== What this task involves ==
Reproduce the data exactly and drop any pictures it holds.

== Available data ==
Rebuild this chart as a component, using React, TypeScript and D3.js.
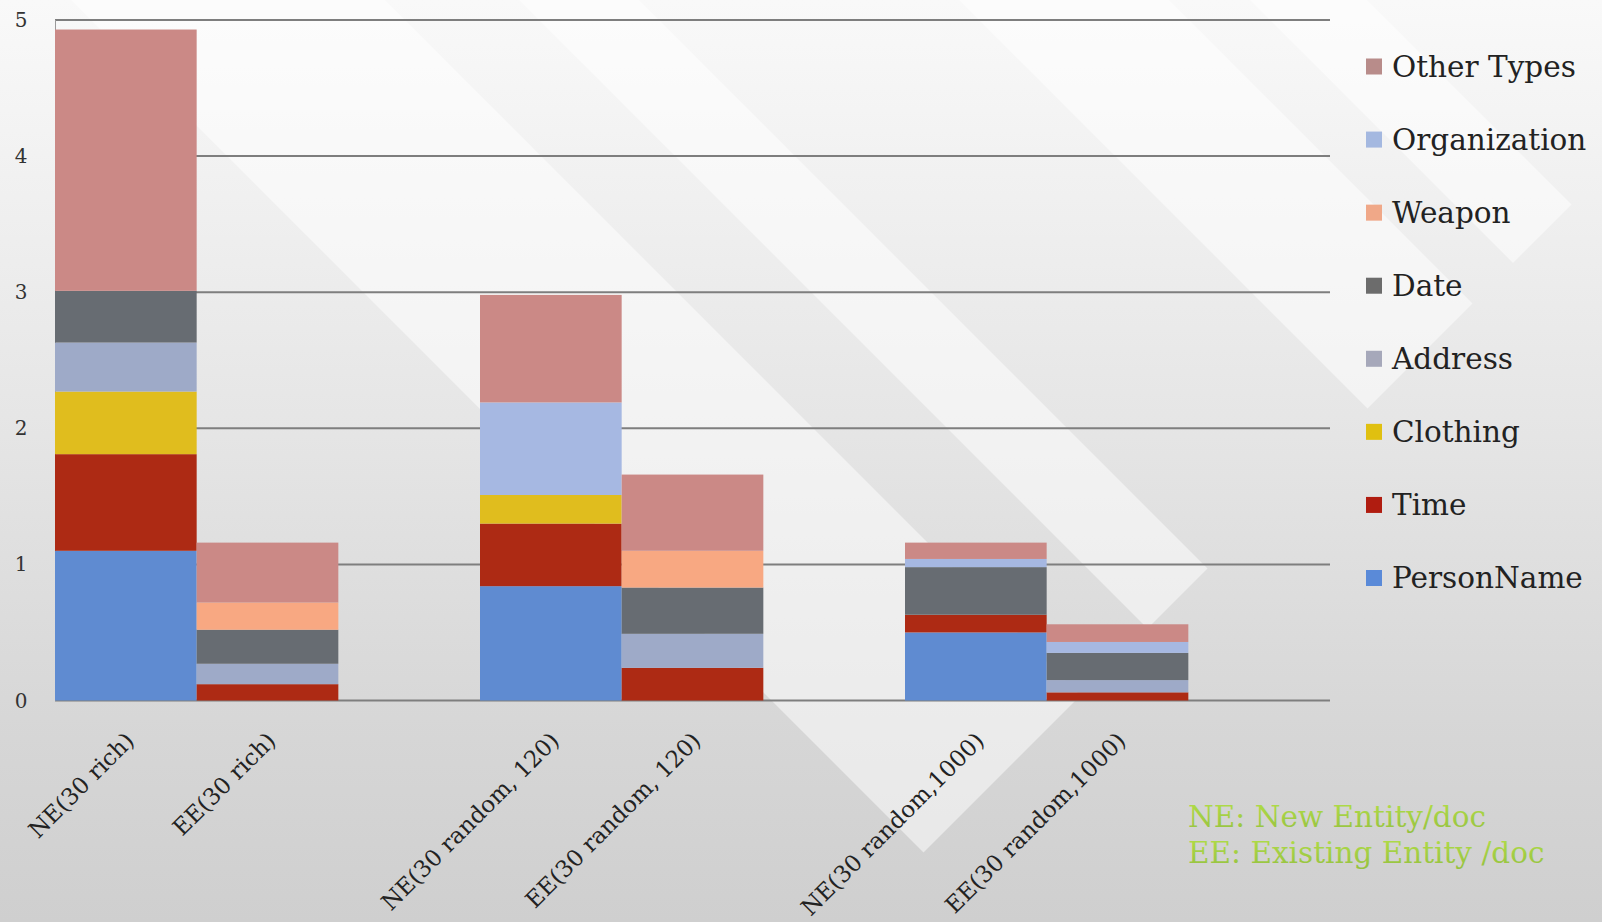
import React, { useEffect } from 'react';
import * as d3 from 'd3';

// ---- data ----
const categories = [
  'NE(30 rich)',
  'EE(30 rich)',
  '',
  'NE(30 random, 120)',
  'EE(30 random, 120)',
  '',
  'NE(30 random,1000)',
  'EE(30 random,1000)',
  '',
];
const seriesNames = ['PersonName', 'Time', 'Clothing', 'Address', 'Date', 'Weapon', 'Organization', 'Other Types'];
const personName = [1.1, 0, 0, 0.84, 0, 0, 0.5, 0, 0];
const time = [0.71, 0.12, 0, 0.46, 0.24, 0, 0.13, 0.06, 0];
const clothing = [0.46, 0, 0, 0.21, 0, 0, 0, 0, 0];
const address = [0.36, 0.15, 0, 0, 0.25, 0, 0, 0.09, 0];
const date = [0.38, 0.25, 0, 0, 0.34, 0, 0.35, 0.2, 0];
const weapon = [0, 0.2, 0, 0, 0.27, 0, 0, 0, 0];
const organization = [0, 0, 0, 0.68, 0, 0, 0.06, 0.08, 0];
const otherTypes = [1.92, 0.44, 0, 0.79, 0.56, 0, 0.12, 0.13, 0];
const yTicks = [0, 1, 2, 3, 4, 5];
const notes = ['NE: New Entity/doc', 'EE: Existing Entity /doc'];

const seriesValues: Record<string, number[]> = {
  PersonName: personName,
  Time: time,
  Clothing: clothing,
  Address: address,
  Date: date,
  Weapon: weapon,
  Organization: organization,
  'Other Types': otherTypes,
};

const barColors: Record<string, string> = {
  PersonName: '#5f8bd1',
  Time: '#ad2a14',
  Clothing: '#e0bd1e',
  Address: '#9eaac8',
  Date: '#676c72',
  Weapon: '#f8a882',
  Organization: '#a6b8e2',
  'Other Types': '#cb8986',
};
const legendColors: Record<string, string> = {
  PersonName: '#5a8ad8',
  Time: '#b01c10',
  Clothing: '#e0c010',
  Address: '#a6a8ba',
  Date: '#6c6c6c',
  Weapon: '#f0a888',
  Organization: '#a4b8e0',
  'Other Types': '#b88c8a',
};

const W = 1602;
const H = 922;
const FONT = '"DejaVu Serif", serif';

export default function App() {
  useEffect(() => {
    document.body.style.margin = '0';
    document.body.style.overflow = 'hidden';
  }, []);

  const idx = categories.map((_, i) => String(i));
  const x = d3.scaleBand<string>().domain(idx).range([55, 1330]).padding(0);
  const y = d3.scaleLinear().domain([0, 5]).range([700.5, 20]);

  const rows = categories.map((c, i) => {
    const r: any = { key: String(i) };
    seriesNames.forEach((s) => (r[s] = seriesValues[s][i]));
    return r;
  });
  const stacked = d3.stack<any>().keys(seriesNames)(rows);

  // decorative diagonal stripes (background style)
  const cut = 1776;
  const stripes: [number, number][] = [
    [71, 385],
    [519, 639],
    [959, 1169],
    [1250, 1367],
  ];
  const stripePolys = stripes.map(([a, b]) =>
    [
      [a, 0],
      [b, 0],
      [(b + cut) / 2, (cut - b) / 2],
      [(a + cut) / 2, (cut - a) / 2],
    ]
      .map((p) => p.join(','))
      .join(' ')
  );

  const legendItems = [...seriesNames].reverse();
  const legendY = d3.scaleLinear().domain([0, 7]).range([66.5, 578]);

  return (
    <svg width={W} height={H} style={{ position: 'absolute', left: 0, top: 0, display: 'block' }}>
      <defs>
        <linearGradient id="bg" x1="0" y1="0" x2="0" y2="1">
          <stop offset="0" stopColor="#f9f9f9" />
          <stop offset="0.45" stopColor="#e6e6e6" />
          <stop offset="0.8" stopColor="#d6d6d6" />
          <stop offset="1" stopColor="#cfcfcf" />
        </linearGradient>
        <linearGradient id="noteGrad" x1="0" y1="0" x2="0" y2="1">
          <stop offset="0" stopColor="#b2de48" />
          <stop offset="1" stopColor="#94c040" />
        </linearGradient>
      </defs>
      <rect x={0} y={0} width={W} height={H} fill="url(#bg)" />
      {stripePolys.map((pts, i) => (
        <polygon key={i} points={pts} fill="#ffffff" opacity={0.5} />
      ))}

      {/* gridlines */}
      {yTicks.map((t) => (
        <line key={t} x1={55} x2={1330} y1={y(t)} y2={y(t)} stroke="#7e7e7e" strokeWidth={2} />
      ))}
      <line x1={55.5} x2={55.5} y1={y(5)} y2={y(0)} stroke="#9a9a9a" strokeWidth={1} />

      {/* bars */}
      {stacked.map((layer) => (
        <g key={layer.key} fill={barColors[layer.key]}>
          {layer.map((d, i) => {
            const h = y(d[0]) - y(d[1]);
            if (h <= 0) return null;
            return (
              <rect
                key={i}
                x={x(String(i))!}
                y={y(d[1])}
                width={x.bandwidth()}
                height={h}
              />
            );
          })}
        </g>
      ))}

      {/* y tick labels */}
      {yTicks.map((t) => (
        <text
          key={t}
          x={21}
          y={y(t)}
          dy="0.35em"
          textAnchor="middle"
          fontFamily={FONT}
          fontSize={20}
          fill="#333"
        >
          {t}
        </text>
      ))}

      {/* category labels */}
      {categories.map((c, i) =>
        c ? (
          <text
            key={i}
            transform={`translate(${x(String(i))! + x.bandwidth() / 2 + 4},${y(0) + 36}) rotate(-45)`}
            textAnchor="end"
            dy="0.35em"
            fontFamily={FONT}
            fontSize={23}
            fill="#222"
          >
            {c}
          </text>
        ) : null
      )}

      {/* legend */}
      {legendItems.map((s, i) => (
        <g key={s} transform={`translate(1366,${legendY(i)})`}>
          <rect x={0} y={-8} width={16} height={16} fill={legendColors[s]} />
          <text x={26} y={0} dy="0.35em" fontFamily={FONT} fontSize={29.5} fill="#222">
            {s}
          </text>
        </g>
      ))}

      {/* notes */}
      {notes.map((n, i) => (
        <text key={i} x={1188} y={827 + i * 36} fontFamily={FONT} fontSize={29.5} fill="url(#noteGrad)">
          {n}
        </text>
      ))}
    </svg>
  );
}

== Exercise response ==
Rebuild this chart as a component, using React, TypeScript and D3.js.
import React, { useEffect } from 'react';
import * as d3 from 'd3';

// ---- data ----
const categories = [
  'NE(30 rich)',
  'EE(30 rich)',
  '',
  'NE(30 random, 120)',
  'EE(30 random, 120)',
  '',
  'NE(30 random,1000)',
  'EE(30 random,1000)',
  '',
];
const seriesNames = ['PersonName', 'Time', 'Clothing', 'Address', 'Date', 'Weapon', 'Organization', 'Other Types'];
const personName = [1.1, 0, 0, 0.84, 0, 0, 0.5, 0, 0];
const time = [0.71, 0.12, 0, 0.46, 0.24, 0, 0.13, 0.06, 0];
const clothing = [0.46, 0, 0, 0.21, 0, 0, 0, 0, 0];
const address = [0.36, 0.15, 0, 0, 0.25, 0, 0, 0.09, 0];
const date = [0.38, 0.25, 0, 0, 0.34, 0, 0.35, 0.2, 0];
const weapon = [0, 0.2, 0, 0, 0.27, 0, 0, 0, 0];
const organization = [0, 0, 0, 0.68, 0, 0, 0.06, 0.08, 0];
const otherTypes = [1.92, 0.44, 0, 0.79, 0.56, 0, 0.12, 0.13, 0];
const yTicks = [0, 1, 2, 3, 4, 5];
const notes = ['NE: New Entity/doc', 'EE: Existing Entity /doc'];

const seriesValues: Record<string, number[]> = {
  PersonName: personName,
  Time: time,
  Clothing: clothing,
  Address: address,
  Date: date,
  Weapon: weapon,
  Organization: organization,
  'Other Types': otherTypes,
};

const barColors: Record<string, string> = {
  PersonName: '#5f8bd1',
  Time: '#ad2a14',
  Clothing: '#e0bd1e',
  Address: '#9eaac8',
  Date: '#676c72',
  Weapon: '#f8a882',
  Organization: '#a6b8e2',
  'Other Types': '#cb8986',
};
const legendColors: Record<string, string> = {
  PersonName: '#5a8ad8',
  Time: '#b01c10',
  Clothing: '#e0c010',
  Address: '#a6a8ba',
  Date: '#6c6c6c',
  Weapon: '#f0a888',
  Organization: '#a4b8e0',
  'Other Types': '#b88c8a',
};

const W = 1602;
const H = 922;
const FONT = '"DejaVu Serif", serif';

export default function App() {
  useEffect(() => {
    document.body.style.margin = '0';
    document.body.style.overflow = 'hidden';
  }, []);

  const idx = categories.map((_, i) => String(i));
  const x = d3.scaleBand<string>().domain(idx).range([55, 1330]).padding(0);
  const y = d3.scaleLinear().domain([0, 5]).range([700.5, 20]);

  const rows = categories.map((c, i) => {
    const r: any = { key: String(i) };
    seriesNames.forEach((s) => (r[s] = seriesValues[s][i]));
    return r;
  });
  const stacked = d3.stack<any>().keys(seriesNames)(rows);

  // decorative diagonal stripes (background style)
  const cut = 1776;
  const stripes: [number, number][] = [
    [71, 385],
    [519, 639],
    [959, 1169],
    [1250, 1367],
  ];
  const stripePolys = stripes.map(([a, b]) =>
    [
      [a, 0],
      [b, 0],
      [(b + cut) / 2, (cut - b) / 2],
      [(a + cut) / 2, (cut - a) / 2],
    ]
      .map((p) => p.join(','))
      .join(' ')
  );

  const legendItems = [...seriesNames].reverse();
  const legendY = d3.scaleLinear().domain([0, 7]).range([66.5, 578]);

  return (
    <svg width={W} height={H} style={{ position: 'absolute', left: 0, top: 0, display: 'block' }}>
      <defs>
        <linearGradient id="bg" x1="0" y1="0" x2="0" y2="1">
          <stop offset="0" stopColor="#f9f9f9" />
          <stop offset="0.45" stopColor="#e6e6e6" />
          <stop offset="0.8" stopColor="#d6d6d6" />
          <stop offset="1" stopColor="#cfcfcf" />
        </linearGradient>
        <linearGradient id="noteGrad" x1="0" y1="0" x2="0" y2="1">
          <stop offset="0" stopColor="#b2de48" />
          <stop offset="1" stopColor="#94c040" />
        </linearGradient>
      </defs>
      <rect x={0} y={0} width={W} height={H} fill="url(#bg)" />
      {stripePolys.map((pts, i) => (
        <polygon key={i} points={pts} fill="#ffffff" opacity={0.5} />
      ))}

      {/* gridlines */}
      {yTicks.map((t) => (
        <line key={t} x1={55} x2={1330} y1={y(t)} y2={y(t)} stroke="#7e7e7e" strokeWidth={2} />
      ))}
      <line x1={55.5} x2={55.5} y1={y(5)} y2={y(0)} stroke="#9a9a9a" strokeWidth={1} />

      {/* bars */}
      {stacked.map((layer) => (
        <g key={layer.key} fill={barColors[layer.key]}>
          {layer.map((d, i) => {
            const h = y(d[0]) - y(d[1]);
            if (h <= 0) return null;
            return (
              <rect
                key={i}
                x={x(String(i))!}
                y={y(d[1])}
                width={x.bandwidth()}
                height={h}
              />
            );
          })}
        </g>
      ))}

      {/* y tick labels */}
      {yTicks.map((t) => (
        <text
          key={t}
          x={21}
          y={y(t)}
          dy="0.35em"
          textAnchor="middle"
          fontFamily={FONT}
          fontSize={20}
          fill="#333"
        >
          {t}
        </text>
      ))}

      {/* category labels */}
      {categories.map((c, i) =>
        c ? (
          <text
            key={i}
            transform={`translate(${x(String(i))! + x.bandwidth() / 2 + 4},${y(0) + 36}) rotate(-45)`}
            textAnchor="end"
            dy="0.35em"
            fontFamily={FONT}
            fontSize={23}
            fill="#222"
          >
            {c}
          </text>
        ) : null
      )}

      {/* legend */}
      {legendItems.map((s, i) => (
        <g key={s} transform={`translate(1366,${legendY(i)})`}>
          <rect x={0} y={-8} width={16} height={16} fill={legendColors[s]} />
          <text x={26} y={0} dy="0.35em" fontFamily={FONT} fontSize={29.5} fill="#222">
            {s}
          </text>
        </g>
      ))}

      {/* notes */}
      {notes.map((n, i) => (
        <text key={i} x={1188} y={827 + i * 36} fontFamily={FONT} fontSize={29.5} fill="url(#noteGrad)">
          {n}
        </text>
      ))}
    </svg>
  );
}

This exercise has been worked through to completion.